Holy Mosques in Makkah and Madinah Ready for Ramadan Rush
Holy Mosque in Makkah
Approximately 7 million Umrah pilgrims are expected in Makkah and Madinah before and during Ramadan. They will be served by thousands of employees who want to guarantee the pilgrims' safety and comfort.
Umrah pilgrims come through various ports, the most important ones being King Abdul Aziz International Airport in Jeddah and Prince Mohammed bin Abdul Aziz airport in Madinah. The kingdom uses all its powers to receive the pilgrims and facilitate all procedures until they reach Makkah and Madinah.
Mohammad Bejawi of the Ministry of Haj and Umrah in Madinah said this year Egypt ranked first in terms of the grant of Umrah visas with 1,275,785 visas; Pakistan came second with 918,063 visas; Indonesia third with 655,163 visas, followed by India with 436,000 visas; Turkey with 439,000, Jordan with 343,000, Algeria with 313,000, Malaysia with 211,000, Iraq with 183,000, Britain with 77,000 and the rest of the world 695,000.
Abdul Wahid Al-Hattab of the Presidency of the Two Holy Mosques reviewed the operational plan for Umrah season which is the responsibility of 5,000 employees in cooperation with all service directorates.
He said the presidency offers cool Zamzam water inside the Prophet's Mosque and Grand Mosque. He confirmed that prayer areas have been laid with good quality carpets inside and on the roof of the two mosques and that the areas are kept clean around the clock.

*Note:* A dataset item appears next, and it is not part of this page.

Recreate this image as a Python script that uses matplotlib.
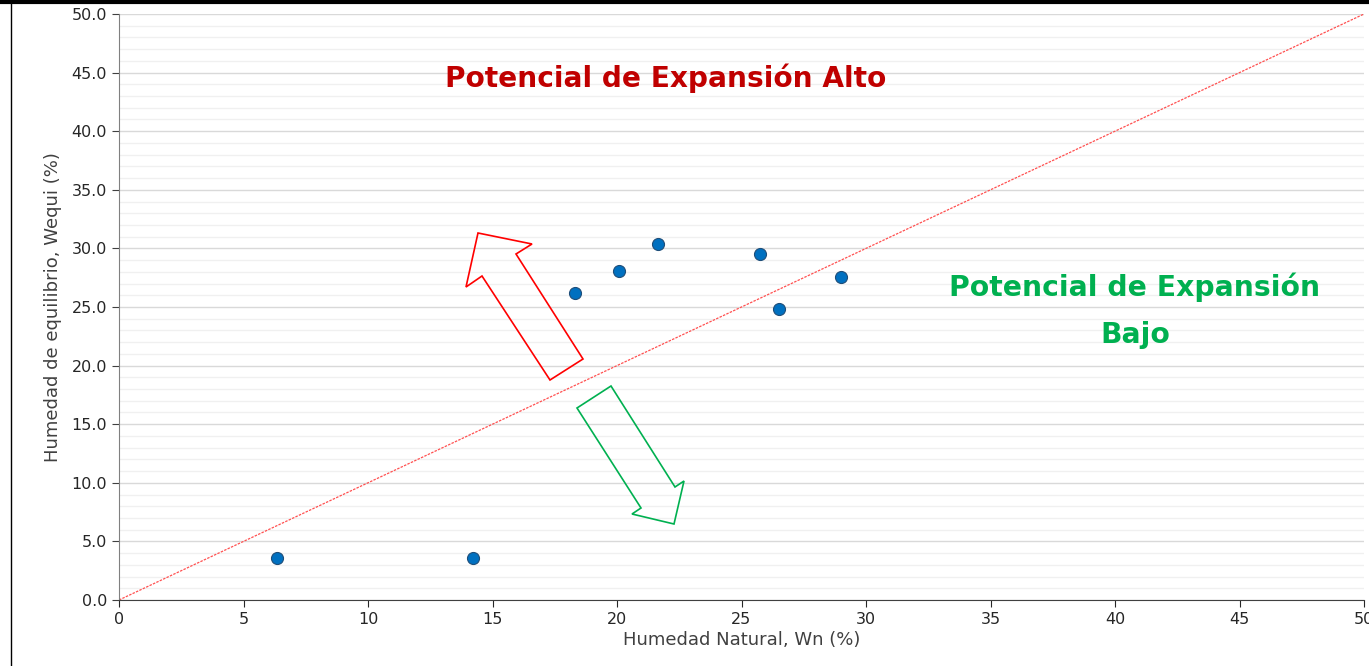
import numpy as np
import matplotlib.pyplot as plt
from matplotlib.patches import Polygon
from matplotlib.lines import Line2D
from matplotlib.ticker import MultipleLocator

# datos de humedad
wn = [6.35, 14.2, 18.3, 20.1, 21.65, 25.75, 26.5, 29.0]
wequi = [3.6, 3.6, 26.2, 28.1, 30.4, 29.5, 24.8, 27.6]
x_ticks = [0, 5, 10, 15, 20, 25, 30, 35, 40, 45, 50]
y_ticks = [0, 5, 10, 15, 20, 25, 30, 35, 40, 45, 50]

plt.rcParams['font.family'] = ['DejaVu Sans']

fig = plt.figure(figsize=(13.69, 6.66), dpi=100)
ax = fig.add_axes([119/1369, 1-600/666, (1364-119)/1369, (600-14)/666])

ax.set_xlim(0, 50)
ax.set_ylim(0, 50)
ax.yaxis.set_minor_locator(MultipleLocator(1))
ax.set_xticks(x_ticks)
ax.set_yticks(y_ticks)
ax.set_yticklabels(['%.1f' % v for v in y_ticks])
ax.grid(axis='y', which='major', color='#d9d9d9', lw=1)
ax.grid(axis='y', which='minor', color='#f0f0f0', lw=1)
ax.set_axisbelow(True)

# linea 1:1
ax.plot([0, 50], [0, 50], color='#ff5050', lw=0.9, ls=(0, (2, 1)), zorder=2)

ax.scatter(wn, wequi, s=75, color='#0070c0', edgecolor='#1f4e79', linewidth=0.8, zorder=4)

for s in ['top', 'right']:
    ax.spines[s].set_visible(False)
ax.spines['left'].set_color('#808080')
ax.spines['bottom'].set_color('#404040')
ax.tick_params(which='major', direction='out', length=5, labelsize=11.5, colors='#262626')
ax.tick_params(which='minor', length=0)
ax.tick_params(axis='y', color='#404040')

ax.set_xlabel('Humedad Natural, Wn (%)', fontsize=13, color='#404040', labelpad=3)
ax.set_ylabel('Humedad de equilibrio, Wequi (%)', fontsize=13, color='#404040', labelpad=7)

# flechas (coordenadas en pixeles de la figura)
def px(pts):
    return [(x/1369, 1 - y/666) for x, y in pts]

red_arrow = [(478, 233), (532, 244), (516, 254), (583, 359), (550, 380), (482, 276), (466, 287)]
green_arrow = [(577, 408), (611, 386), (675, 487), (684, 481), (674, 524), (632, 514), (641, 508)]
fig.add_artist(Polygon(px(red_arrow), closed=True, fill=False, edgecolor='#ff0000', lw=1.2, transform=fig.transFigure))
fig.add_artist(Polygon(px(green_arrow), closed=True, fill=False, edgecolor='#00b050', lw=1.2, transform=fig.transFigure))

fig.text(666/1369, 1-78/666, 'Potencial de Expansión Alto', fontsize=20.2, fontweight='bold',
         color='#c00000', ha='center', va='center')
fig.text(1135/1369, 1-287/666, 'Potencial de Expansión', fontsize=20.3, fontweight='bold',
         color='#00b050', ha='center', va='center')
fig.text(1135/1369, 1-335/666, 'Bajo', fontsize=20.3, fontweight='bold',
         color='#00b050', ha='center', va='center')

# borde del grafico
fig.add_artist(Line2D([0, 1], [1-1.5/666, 1-1.5/666], color='black', lw=3, transform=fig.transFigure))
fig.add_artist(Line2D([10.5/1369, 10.5/1369], [0, 1], color='black', lw=1, transform=fig.transFigure))

plt.savefig('out.png', dpi=100)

The Prophet's Mosque in Madinah
He said the Prophet's Mosque's yards have been provided with 436 fans to offer cool surroundings and 250 shades to protect pilgrims from the heat of the sun. He said 100 gates and six pedestrian paths have been allocated to worshippers in addition to 20 carts for the elderly and the disabled.
Umrah pilgrims said they were happy to reach the Prophet's Mosque and pray in it. They commended the facilities and services provided by the Kingdom to ensure their comfort while performing their prayers.
Abdul Noor from Algeria said they were happy to be in Madinah especially since this is the first time he is performing Umrah.
Bin Shanqi, also Algerian, said they had been received with a kind smile from airport officials and offered instant help by the guards at the mosque. He said the mosque and its supporting facilities are kept clean round the clock and cool water is available inside and outside the mosque.
Mohammed Salah, an Egyptian pilgrim, said services were very good with fans spraying water on worshippers to cool the atmosphere in the heat.
Aisha Ahmad, a Jordanian pilgrim, was happy to be in Madinah with her son and his wife. She said this was her second Umrah, her first having been 15 years ago. She said the difference was quite clear, especially in view of the expansion and the cleanliness of the mosque and its yards.
Pilgrims Faisal, Abdul Rahman, Hassan and Ashraf said there was quite a difference between their Umrah two decades ago and this one. They said Madinah had undergone many changes with many services added to the Prophet's Mosque, which receives many visitors now in addition to services offered to the elderly and the disabled.
Saleh and Thamer from Iraq commended the services offered to visitors to the Prophet's Mosque, saying they have witnessed many developments in all fields.